The first thing you should know about El Caserio is that the fruit drinks are among the best in town, icy, foamy glasses of tart guanabana or naranjilla juice and such that are quite refreshing on a hot day. The nicest of all is mora --mountain blackberry--juice, which is violent purple and which has the strong, complex vanilla/berry taste of young red wine drawn directly from a new oak barrel. Since El Caserio’s food is pretty salty, you’ll probably go through a couple of glasses at least.

There is a spicy, wonderful goat stew, sweet and concentrated, seco de chivo ; a similar stew of chicken; a nice version of the Peruvian dish lomo saltado , which involves strips of beef sauteed with onions and French fries, among other things; and a fine lentil stew, menestra , that is served with a thin, grilled steak. The shrimp dish sango de camarones revolves around a strange, thick sauce made with ground plantains and peanut butter that is probably unlike anything you have eaten before, and undoubtedly an acquired taste.

As far as South American food is known at all, llapingachos are the most famous Ecuadorean dish, what pupusas are to Salvadoran cooking or nacatamals are to Nicaraguans, the stuff that gets emigrants and former Peace Corps volunteers all weepy-eyed. Mashed-potato patties stuffed with melt-y cheese, laminated with a fried egg and served with a pile of roasted pork, llapingachos are nursery food with a pedigree, less crisp at El Caserio than at other Ecuadorean places in the Southland, and not necessarily the most exciting food unless you daub it with a whole lot of aji .

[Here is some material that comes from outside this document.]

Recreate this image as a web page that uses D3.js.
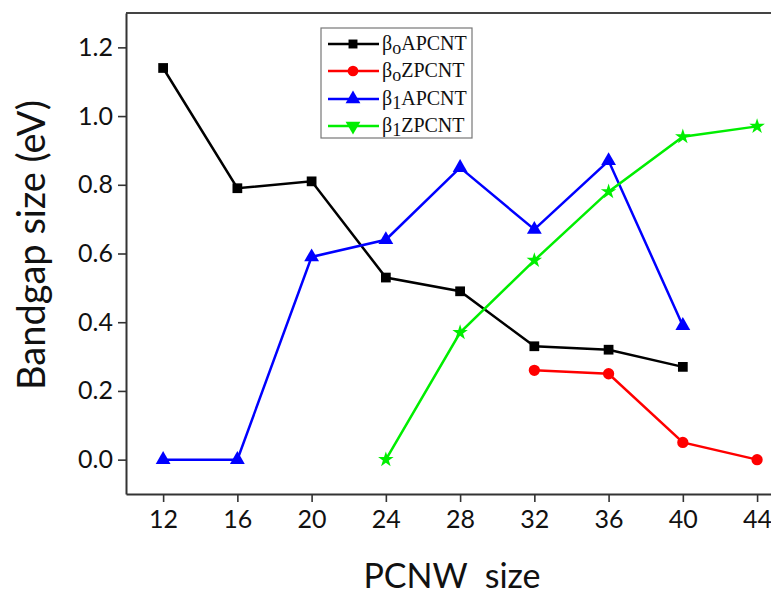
<!DOCTYPE html>
<html><head><meta charset="utf-8">
<script src="https://cdn.jsdelivr.net/npm/d3@7"></script>
<style>body{margin:0;background:#fff}svg{display:block}</style>
</head><body>
<script>
const sizes = [12, 16, 20, 24, 28, 32, 36, 40, 44];
const b0A_x = [12, 16, 20, 24, 28, 32, 36, 40];
const b0A_y = [1.14, 0.79, 0.81, 0.53, 0.49, 0.33, 0.32, 0.27];
const b0Z_x = [32, 36, 40, 44];
const b0Z_y = [0.26, 0.25, 0.05, 0.00];
const b1A_x = [12, 16, 20, 24, 28, 32, 36, 40];
const b1A_y = [0.00, 0.00, 0.59, 0.64, 0.85, 0.67, 0.87, 0.39];
const b1Z_x = [24, 28, 32, 36, 40, 44];
const b1Z_y = [0.00, 0.37, 0.58, 0.78, 0.94, 0.97];
const yTicks = [0, 0.2, 0.4, 0.6, 0.8, 1.0, 1.2];
const seriesNames = ["APCNT", "ZPCNT", "APCNT", "ZPCNT"];
const seriesSubs = ["o", "o", "1", "1"];

const W = 771, H = 597;
const svg = d3.select("body").append("svg").attr("width", W).attr("height", H);
const x = d3.scaleLinear().domain([10, 44.75]).range([126, 771]);
const y = d3.scaleLinear().domain([-0.1, 1.3]).range([494, 13]);

const font = "Lato, 'Open Sans', sans-serif";

// frame top line
svg.append("line").attr("x1", x(10)).attr("x2", W).attr("y1", y(1.3)).attr("y2", y(1.3))
  .attr("stroke", "#444").attr("stroke-width", 2);

const xa = svg.append("g").attr("transform", `translate(0,${y(-0.1)})`)
  .call(d3.axisBottom(x).tickValues(sizes).tickSizeInner(8).tickSizeOuter(0).tickPadding(8).tickFormat(d3.format("d")));
const ya = svg.append("g").attr("transform", `translate(${x(10)},0)`)
  .call(d3.axisLeft(y).tickValues(yTicks).tickSizeInner(8).tickSizeOuter(0).tickPadding(5).tickFormat(d3.format(".1f")));
[xa, ya].forEach(g => {
  g.select(".domain").attr("stroke", "#333").attr("stroke-width", 2);
  g.selectAll(".tick line").attr("stroke", "#333").attr("stroke-width", 1.6);
  g.selectAll("text").attr("font-family", font).attr("font-size", 25).attr("fill", "#111");
});

svg.append("text").attr("x", 452).attr("y", 588).attr("text-anchor", "middle")
  .attr("font-family", font).attr("font-size", 34).attr("fill", "#111")
  .attr("xml:space", "preserve").style("white-space", "pre").text("PCNW  size");
svg.append("text").attr("transform", "translate(45,245) rotate(-90)").attr("text-anchor", "middle")
  .attr("font-family", font).attr("font-size", 38).attr("fill", "#111").text("Bandgap size (eV)");

const series = [
  {xs: b0A_x, ys: b0A_y, color: "#000000", sym: d3.symbolSquare, size: 95},
  {xs: b0Z_x, ys: b0Z_y, color: "#ff0000", sym: d3.symbolCircle, size: 100},
  {xs: b1A_x, ys: b1A_y, color: "#0000ff", sym: d3.symbolTriangle, size: 95},
  {xs: b1Z_x, ys: b1Z_y, color: "#00ee00", sym: d3.symbolStar, size: 75}
];
const line = d3.line().x(d => x(d[0])).y(d => y(d[1]));
series.forEach(s => {
  const pts = s.xs.map((v, i) => [v, s.ys[i]]);
  svg.append("path").attr("d", line(pts)).attr("fill", "none")
    .attr("stroke", s.color).attr("stroke-width", 2.5);
  svg.selectAll(null).data(pts).enter().append("path")
    .attr("transform", d => `translate(${x(d[0])},${y(d[1])})`)
    .attr("d", d3.symbol().type(s.sym).size(s.size)).attr("fill", s.color);
});

// legend
const lg = svg.append("g");
lg.append("rect").attr("x", 321).attr("y", 28).attr("width", 151).attr("height", 110)
  .attr("fill", "#fff").attr("stroke", "#777").attr("stroke-width", 1.2);
const legSyms = [d3.symbolSquare, d3.symbolCircle, d3.symbolTriangle, d3.symbolTriangle];
const legSizes = [80, 90, 95, 95];
const legRot = [0, 0, 0, 180];
const rowsY = [44, 71, 99, 126];
series.forEach((s, i) => {
  const ry = rowsY[i];
  lg.append("line").attr("x1", 328).attr("x2", 379).attr("y1", ry).attr("y2", ry)
    .attr("stroke", s.color).attr("stroke-width", 2.5);
  lg.append("path").attr("transform", `translate(353,${ry}) rotate(${legRot[i]})`)
    .attr("d", d3.symbol().type(legSyms[i]).size(legSizes[i])).attr("fill", s.color);
  const t = lg.append("text").attr("x", 382).attr("y", ry + 6)
    .attr("font-family", "'Liberation Serif', 'Times New Roman', serif").attr("font-size", 20).attr("fill", "#111");
  t.append("tspan").text("β");
  t.append("tspan").attr("dy", 4).attr("font-size", 18).text(seriesSubs[i]);
  t.append("tspan").attr("dy", -4).text(seriesNames[i]);
});
</script>
</body></html>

The chuchucara combination, a great, surreal corn fiesta on a plate, includes piles of boiled hominy, dense-textured popcorn and crunchy kernels of toasted corn--along with an Ande of salty, spicy roasted pork riblets--which is served as a dinner for one but seems more like a party platter for six. Get the leftovers wrapped up to go . . . you never know how long it might take to find your way back home.